Et sur les Bluray proprement dit, on retrouve une réflexion sur « Miike et les Yakuza » découpée en trois segments répartis sur Agitator, City of Lost Souls et First Love, signée Arnaud Lanuque qui bien entendu souligne les grandes récurrences du cinéaste et les différentes approches du monde des yakuza qu’il plie systématiquement aux genres qu’il aborde, se servant des quatre films en présence ici comme d’exemples concrets.
A cela s’ajoute sur le disque de First Love une interview du réalisateur qui revient sur le film en question mais brasse aussi des réflexions plus larges sur le rapport de la société nippone avec les Yakuza ou quelques références cinématographiques qui l’ont marqué.
Enfin, last but not least, sur le Bluray de Yakuza Apocalypse, Spectrum Films a eu la très bonne idée de glissé le documentaire de près d’une heure : Electric Yakuza Go To Hell ! réalisé par Yves Montmayeur en 2004. Ce dernier se consacre exclusivement aux excès du cinéaste et à ses films les plus frappés et invite en plus de Miike quelques personnalités toutes aussi passionnantes comme Takeshi Kitano, Shinya Tsukamoto, Kinji Fukasaku et quelques-uns des acteurs ayant collaborés avec le cinéaste, a prendre la parole entre quelques images de tournages ou de visite au Festival de Cannes. Un très bon portrait de la partie la plus frénétique de sa carrière.
Liste des bonus
Le livre « Takashi Miike : Agitateur / Amuseur » de Tom Mes, Le DVD du film Agitator version longue (198’).
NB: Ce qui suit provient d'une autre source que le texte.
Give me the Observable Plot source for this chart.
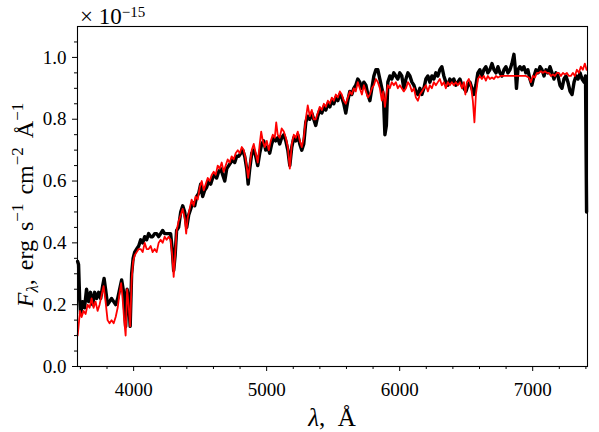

Agitator : « Miike et les Yakuzas, 1ère partie » par Arnaud Lanuque (14′), Bande-annonce
The City of Lost Souls : « Miike et les Yakuzas, 2ème partie » par Arnaud Lanuque (9’), Bande-annonce.
Yakuza Apocalypse : Présentation du film par Takashi Miike (2’), Documentaire « Electric Yakuza » de Yves Montmayeur (54’), Bande-annonce.
First Love : « Miike et les Yakuzas, 3ème partie » par Arnaud Lanuque (9’), Interview de Takashi Miike (15’). Bande-annonce.